The color transitions and lithologies seen at Site U1407 are very similar to Cenomanian/Turonian boundary sequences from the Umbria-Marche Basin of Italy. The greenish white to pink nannofossil chalk is reminiscent of the Scaglia Bianca and Scaglia Rossa limestones that bound the Bonarelli horizon (Arthur and Premoli Silva, 1982). The black shale in Holes U1407A and U1407B comprises a “doublet” separated by dark gray claystone (Fig. F14). The presence of radiolarian sand, chert, and silicified limestone with radiolarians at Site U1407 is also very similar to Italian sequences. However, the position of the black shale relative to C. kennedyi suggests that the black shale deposition at Southeast Newfoundland Ridge occurred later than in the Tethys Ocean.

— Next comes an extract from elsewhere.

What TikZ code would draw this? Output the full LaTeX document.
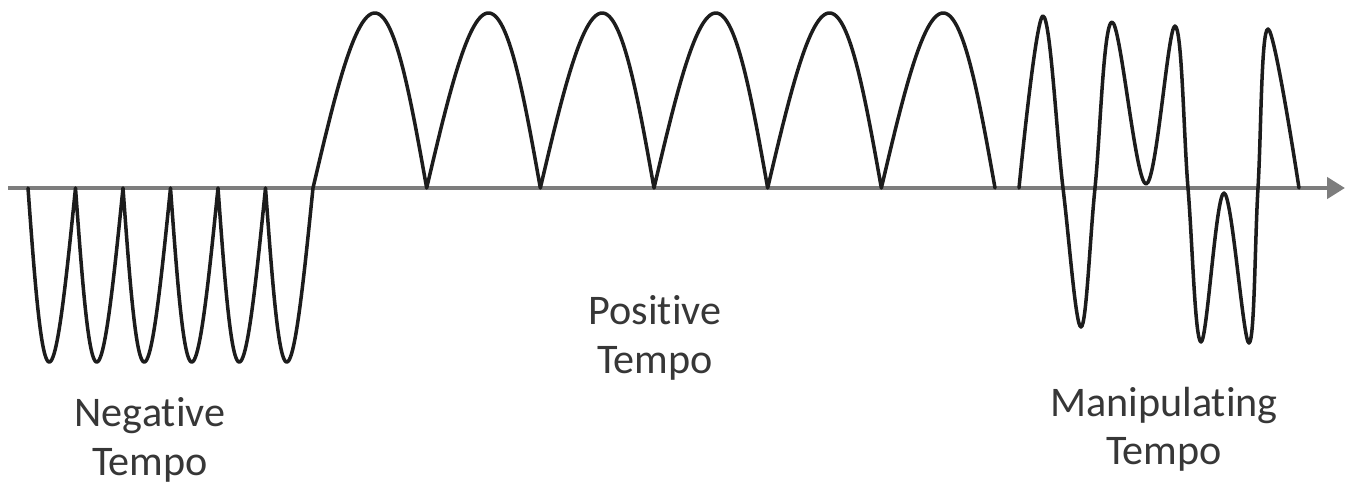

Early Paleocene to early Campanian stratigraphic inversions and unconformities

Drilling at Site U1407 recovered a biostratigraphically complete upper to lower Paleocene sequence (nannofossil Subzone NP9a to Zone NP4). The Paleocene sequence is truncated by a series of unconformities and stratigraphic inversions beginning with a chert layer separating the Danian (Zone NP4) from the Campanian (Zone UC16) (see Danian–Campanian unconformity in interval 342-U1407A-22X-CC, 5–30 cm, in Fig. F17). This unconformity is underlain by younger Danian strata (Zone NP2) that are in turn terminated by an abrupt contact between the Danian and the upper Maastrichtian (Zone UC20) in Section 342-U1407A-23X-3. Nannofossils in Section 23X-CC are indicative of the lower Campanian (Subzone UC14d/UC15a boundary). We did not date the relative ages of lithostratigraphic contacts observed between Sections 342-U1407A-23X-3 and 23X-CC. Litho- and biostratigraphic evidence from Holes U1407B and U1407C suggest a comparable number of unconformities and hiatuses between holes, although variation clearly exists with regard to the thickness and presence of some intervals. In Hole U1407C, we identified a third unconformity between the upper Maastrichtian and lower Campanian in Section 342-U1407C-20X-1. The stratigraphically complex interval spanning the Danian to lower Campanian is likely not fully resolved by shipboard biostratigraphy, given a number of undated lithostratigraphic contacts observed in all three holes. The presence of deformational structures in Hole U1407B (Figs. F15, F17) suggests local slumping as the cause of the observed stratigraphic complexities.